How these professionals can improve patient outcomes and curb rising health care costs
A new study shines a light on an “untapped resource” in health care which, if properly utilized, could have a significant impact on improving patient care and reducing costs: pharmacists.
“When pharmacists are integrated into direct patient care in a team with other health professionals, there are positive effects on patient outcomes as well as reduced health care costs,” study author Gigi Kwik Gronvall, Ph.D., of the Johns Hopkins Center for Health Security, told the journal Drug Topics.
Read on to find out how licensed pharmacy professionals can support doctors’ efforts and help patients get the best care possible.
How pharmacists can help reduce drug costs and increase adherence
“As the professionals actually dispensing the medications doctors prescribe, pharmacists can help battle high drug costs,” suggested Medical Economics. The article noted that numerous studies have found that patients’ adherence is closely tied to the out-of-pocket cost of their prescription drugs.
Medication non-adherence is a costly problem for everyone in health care. A study published in the American Journal of Managed Care found that patients who adhered to their prescription schedules saved up to $5,341 annually in medical costs, while patients who were non-adherent cost as much as $2,763 more to treat.
For more on this topic, read How Technology is Improving Medication Adherence
Pharmacists can often help patients find the most cost-effective medications for treating their conditions, either by suggesting a generic if available, or informing them of discounts from pharmaceutical companies or apps such as GoodRx or OneRx.
A typical patient sees a pharmacist 10 times more per year than their primary care doctor.
The typical patient sees a pharmacist 10 times more often than a primary care provider in the course of a year, said Joe Moose, Pharm D., co-owner of a North Carolina-based chain of independent pharmacies, in the article. “That means we have 10 times more opportunities to reinforce the care plan.
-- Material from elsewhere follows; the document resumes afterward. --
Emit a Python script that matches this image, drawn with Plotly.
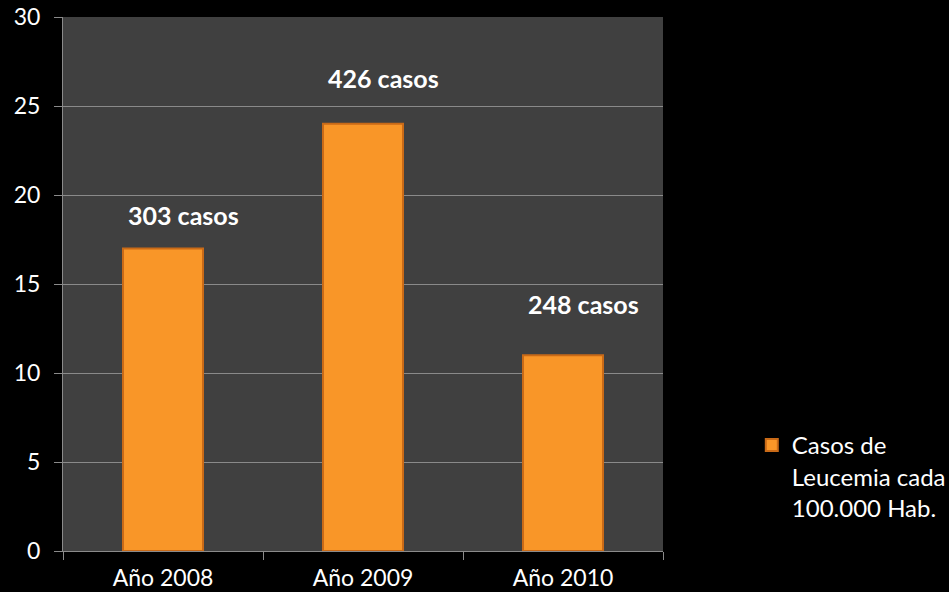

That’s the real way you save on drug costs.” He suggests that doctors make pharmacists part of the care team by sharing patient treatment plans with them whenever possible.
Partners in patient education and prescribing
Pharmacists also can play an important role in providing patient education, performing tests to identify infections, administering vaccines, and even in some cases distributing medications without a doctor’s prescription. Pharmacists in California, Oregon, Washington, and Washington, D.C. can prescribe birth control, reported the Pharmacy Times.
Expanding pharmacists’ role could also help combat the opioid epidemic. “State-specific standing orders could be revised to permit pharmacists to dispense naloxone without a prescription from a physician or nurse practitioner,” suggested Drug Topics. Currently, only 23 states allow naloxone to be purchased at a pharmacy without a prescription.
Pharmacists can help ease the doctor shortage, if issues related to prescribing and reimbursement are resolved.
Pharmacists are also poised to ease the looming doctor shortage, if legal and reimbursement hurdles are overcome. California’s Senate Bill (SB) 493, which was signed into law in 2013, is intended to make better use of what many consider the most accessible yet underutilized health care practitioner in the community, as explained in this public radio story out of California’s San Joaquin Valley. The area is already feeling the pinch of having 35 percent fewer primary care doctors than the federal government recommends.
By allowing pharmacists to “practice at the ‘top of their license’—the peak of what they are capable and licensed to do,” as Johns Hopkins’ study author Gronvall put it, it would keep primary care providers focused on other medical issues that only they are trained to handle.
However, one major obstacle still stands in their way. Pharmacists are not recognized by Medicare or CMS, and that limits them in terms of billing for their professional services, Lisa Kroon, chair of the department of clinical pharmacy at UC San Francisco, told Valley Public Radio. “And until that gets resolved, most pharmacists won’t be embracing their new role.”
Working together can boost productivity, profits
Still, the future holds promise for doctors and pharmacists who are willing to work together, said Bryan Ziegler, PharmD, executive director of the Kennedy Pharmacy Innovation Center in Columbia, S.C., at a meeting of the National Community Pharmacists Association.
Doctors who referred more patients to pharmacists made 15 percent more money than their colleagues.
“We are actually making physicians more productive,” Ziegler said of his own company. “Doctors who referred more patients to our pharmacists made more money than their colleagues — 15 percent more. They saw the same number of patients, but they were able to clear up their schedules so they could see more complex patients, do more care, and see more new patients.”